La direction d'Audi Brussels a mis fin unilatéralement à la phase d’information et de consultation des travailleurs dans le cadre de la fermeture du site. Est-ce légal?
Le 27 février, Audi Bruxelles fermera ses portes. Le 12 décembre dernier, la direction annonçait mettre fin unilatéralement à la phase d’information et de consultation, au grand dam des syndicats, qui parlent d’un contournement de la procédure et appellent à revenir à la table des négociations. Ce qui pose la question de la légalité de cette décision de clôture de l’information et de la consultation.
Pour rappel, dans le cadre de la fameuse "procédure Renault" instituée il y a près de 25 ans suite à la fermeture de l’usine Renault de Vilvorde et organisée par la loi du 13 février 1998 (article 66), il faut distinguer deux phases.
La première est la phase d’information et de consultation, qui débute par l’annonce de l’intention de procéder à un licenciement collectif et au cours de laquelle l’employeur doit informer les travailleurs des raisons justifiant cette intention, permettre à ceux-ci de poser des questions à propos du licenciement collectif envisagé et de formuler des arguments ou de faire des contre-propositions à ce sujet et y répondre.
La seconde phase est la phase de négociation du plan social, qui démarre par l’annonce de la décision de procéder à un licenciement collectif.
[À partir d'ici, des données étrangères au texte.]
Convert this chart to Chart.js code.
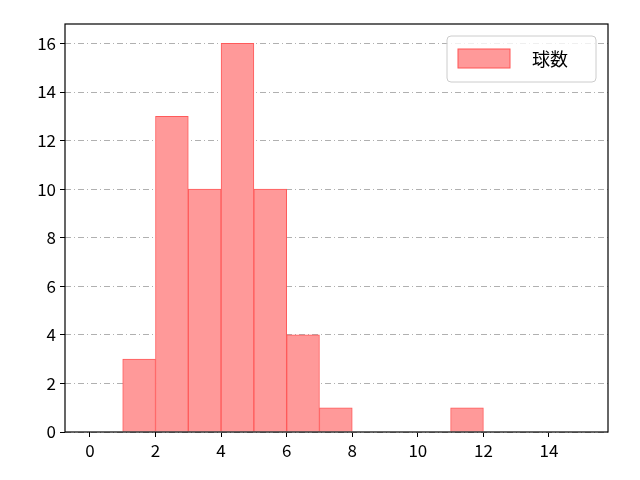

Ces deux phases sont différentes quant à leur objet, mais surtout quant au timing. En effet, la loi ne fixe aucun délai limite pour accomplir la première phase alors qu’elle prévoit un délai maximum de 30 jours (extensible à 60) pour la seconde.
Stratégiquement, les syndicats essaient donc de "polluer" la phase d’information et de consultation en tentant d’entamer la négociation du plan social pour ne pas être tenus par un calendrier contraignant. Aussi, ils pourront tenter de faire traîner cette première phase – dans certains cas jusqu’à six, voire neuf mois.
Rien dans la loi n’interdit à l’employeur de clôturer unilatéralement la phase d’information et de consultation même si, en général, il cherchera à obtenir un consentement des représentants des travailleurs. Une clôture de commun accord est, en effet, la solution la plus "safe" pour l’employeur, mais en cas de refus des représentants des travailleurs, il pourra décider sous sa responsabilité de mettre fin à l’information et la consultation s’il estime avoir suffisamment informé les travailleurs et répondu à toutes leurs questions et interrogations.
Dans ce cas, l’employeur aura pris soin de s’en ménager la preuve, notamment via les minutes du conseil d’entreprise.
En effet, si les représentants du personnel ne marquent pas leur accord sur la fin de la phase d’informations et de consultations (ou émettent des contestations sur celle-ci), cela ouvre la possibilité pour les travailleurs de contester celle-ci individuellement, par exemple, afin d’obtenir des dommages et intérêts comme dans le cas de la fermeture de Continental à Herstal en 2001. Ceci sans compter les risques de sanction pour le non-respect de la législation sur le licenciement collectif avec, depuis le 1ᵉʳ juillet 2024, une sanction aggravée de niveau 3, conformément à l’article 193 du Code Pénal Social.